Lurgentiste.com – Le Cameroun célèbre ce 25 avril la 18e Journée mondiale de lutte contre le paludisme (JMLP), alors que cette lutte est plus que jamais sous tension. La menace de suspension des principaux financements internationaux pèse lourdement sur les efforts nationaux, au moment où les décès liés à la maladie repartent à la hausse.
Le signal d’alarme a été lancé par le Fonds mondial (FM), principal bailleur du Cameroun dans la lutte contre cette maladie. “Le FM menace de confier la gestion des subventions à d’autres partenaires en raison du non-déblocage des fonds de contrepartie et de la mauvaise gestion respectée”, confie une source proche du dossier au ministère de la Santé publique (Minsanté).
L’institution internationale exige le versement de 6,382 millions d’euros (4,186 milliards de F CFA) pour couvrir les fonds de contrepartie de l’année 2024, sur les 11,283 millions d’euros (7,4 milliards de F CFA) que l’État camerounais s’était engagé à fournir. À ce jour, ce paiement n’a toujours pas été effectué.
Gouvernance défaillante
Au-delà du problème de contrepartie, le FM pointe plusieurs dysfonctionnements dans la gouvernance du programme. Il s’agit notamment de la non-conformités dans la gestion des produits de santé, de lacunes dans la chaîne d’approvisionnement, de faiblesses dans le suivi financier, ainsi que des cas avérés de péremption, de détournements et de vols de médicaments subventionnés.
Une autre menace, tout aussi préoccupante, pèse sur le financement américain. Depuis 2020, les États-Unis injectent chaque année entre 20 et 22 millions de dollars (10 à 12 milliards de F CFA) dans la lutte contre le paludisme au Cameroun. Cet appui est destiné en priorité aux régions du Nord et de l’Extrême-Nord, particulièrement touchées par la maladie. Cependant, ce soutien est aujourd’hui en sursis.
À la demande du ministre de la Santé publique, les responsables du Programme national de lutte contre le paludisme (PNLP) ont été instruits d’ « analyser en profondeur les priorités, hiérarchiser les actions et élaborer un plan d’atténuation des risques ». En parallèle, un plan de plaidoyer a été élaboré et transmis aux autorités compétentes pour mobiliser des ressources alternatives au sein de l’État, du secteur privé, des collectivités territoriales et d’autres départements ministériels. « Toutefois, la menace reste réelle », prévient un cadre du ministère.
Rebond des décès liés au paludisme
Sur le terrain, les statistiques sanitaires confirment une réalité alarmante. Le nombre de décès dus au paludisme enregistré dans les formations sanitaires est passé de 1 756 en 2023 à 2 016 en 2024, selon les dernières données du PNLP. En d’autres termes, la maladie a tué plus de 2 000 personnes en un an.

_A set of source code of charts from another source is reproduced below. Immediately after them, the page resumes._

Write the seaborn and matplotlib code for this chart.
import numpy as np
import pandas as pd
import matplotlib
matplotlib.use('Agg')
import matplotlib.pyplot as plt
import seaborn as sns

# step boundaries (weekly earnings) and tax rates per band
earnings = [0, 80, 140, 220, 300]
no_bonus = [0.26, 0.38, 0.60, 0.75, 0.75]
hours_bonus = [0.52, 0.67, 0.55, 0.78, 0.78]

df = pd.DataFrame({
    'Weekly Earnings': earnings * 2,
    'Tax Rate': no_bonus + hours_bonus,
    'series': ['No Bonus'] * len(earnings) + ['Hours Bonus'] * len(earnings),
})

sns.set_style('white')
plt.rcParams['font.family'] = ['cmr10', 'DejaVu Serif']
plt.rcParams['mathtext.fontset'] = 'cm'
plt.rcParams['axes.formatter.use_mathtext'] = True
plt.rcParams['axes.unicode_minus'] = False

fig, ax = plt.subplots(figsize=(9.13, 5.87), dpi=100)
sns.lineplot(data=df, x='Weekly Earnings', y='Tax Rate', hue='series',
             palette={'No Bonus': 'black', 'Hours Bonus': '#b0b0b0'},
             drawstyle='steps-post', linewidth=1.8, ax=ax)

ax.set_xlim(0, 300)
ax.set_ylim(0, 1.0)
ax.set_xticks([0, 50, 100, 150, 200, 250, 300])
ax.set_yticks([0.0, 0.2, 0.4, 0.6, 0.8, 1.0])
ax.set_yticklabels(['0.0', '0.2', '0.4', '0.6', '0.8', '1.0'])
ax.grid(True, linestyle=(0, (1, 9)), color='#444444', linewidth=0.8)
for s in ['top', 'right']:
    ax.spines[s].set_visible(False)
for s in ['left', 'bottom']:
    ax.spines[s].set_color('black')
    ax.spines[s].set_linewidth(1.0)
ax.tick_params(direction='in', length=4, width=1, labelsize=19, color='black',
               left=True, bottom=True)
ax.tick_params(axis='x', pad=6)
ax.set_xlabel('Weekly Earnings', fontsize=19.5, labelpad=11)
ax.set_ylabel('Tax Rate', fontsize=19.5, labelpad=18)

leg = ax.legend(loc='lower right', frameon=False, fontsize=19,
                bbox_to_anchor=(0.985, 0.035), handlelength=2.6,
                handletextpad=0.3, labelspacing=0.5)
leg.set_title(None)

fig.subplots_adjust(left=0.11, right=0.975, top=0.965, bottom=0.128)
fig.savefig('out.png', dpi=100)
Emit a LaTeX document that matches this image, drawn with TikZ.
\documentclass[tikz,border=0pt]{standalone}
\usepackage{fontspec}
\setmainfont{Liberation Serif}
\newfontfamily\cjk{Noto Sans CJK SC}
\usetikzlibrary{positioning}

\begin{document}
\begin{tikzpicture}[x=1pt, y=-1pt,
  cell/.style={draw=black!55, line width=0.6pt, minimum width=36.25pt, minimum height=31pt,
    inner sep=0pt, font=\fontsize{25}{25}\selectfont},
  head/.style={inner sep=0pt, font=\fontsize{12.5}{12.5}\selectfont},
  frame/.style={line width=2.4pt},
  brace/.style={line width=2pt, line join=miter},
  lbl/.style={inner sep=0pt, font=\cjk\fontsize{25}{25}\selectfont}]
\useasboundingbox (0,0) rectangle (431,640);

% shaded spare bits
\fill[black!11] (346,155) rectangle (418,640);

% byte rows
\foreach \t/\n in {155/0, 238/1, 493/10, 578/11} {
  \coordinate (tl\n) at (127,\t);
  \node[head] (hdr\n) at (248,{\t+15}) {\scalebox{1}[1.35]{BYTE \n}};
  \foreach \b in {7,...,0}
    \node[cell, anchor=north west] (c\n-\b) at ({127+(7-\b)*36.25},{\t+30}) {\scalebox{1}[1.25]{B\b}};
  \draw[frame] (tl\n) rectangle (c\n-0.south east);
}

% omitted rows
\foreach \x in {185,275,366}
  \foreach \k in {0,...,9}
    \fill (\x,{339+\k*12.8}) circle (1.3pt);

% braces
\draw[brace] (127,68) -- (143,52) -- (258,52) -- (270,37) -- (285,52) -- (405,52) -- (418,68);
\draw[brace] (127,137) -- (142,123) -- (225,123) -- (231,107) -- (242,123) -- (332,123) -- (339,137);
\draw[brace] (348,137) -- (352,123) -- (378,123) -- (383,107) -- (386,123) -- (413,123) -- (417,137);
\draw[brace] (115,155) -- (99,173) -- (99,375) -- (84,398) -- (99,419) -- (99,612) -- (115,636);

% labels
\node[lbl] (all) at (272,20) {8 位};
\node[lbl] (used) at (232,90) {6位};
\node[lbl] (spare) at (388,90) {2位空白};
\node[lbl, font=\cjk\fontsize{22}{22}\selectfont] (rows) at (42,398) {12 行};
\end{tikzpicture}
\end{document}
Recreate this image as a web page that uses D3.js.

Ce rebond met fin à une tendance à la baisse entamée en 2019, année au cours de laquelle 4 500 décès avaient été enregistrés. « De 4 500 décès en 2019, nous sommes passés à 2 016 en 2024 », souligne un responsable du programme. Une performance fragile, qui pourrait être compromise si les financements extérieurs venaient à être suspendus.
Le nombre de cas notifiés a également diminué : environ 3 millions de malades ont été recensés en 2024, soit une réduction de 13 000 cas par rapport à l’année précédente. Mais ces avancées restent vulnérables sans le soutien des partenaires techniques et financiers.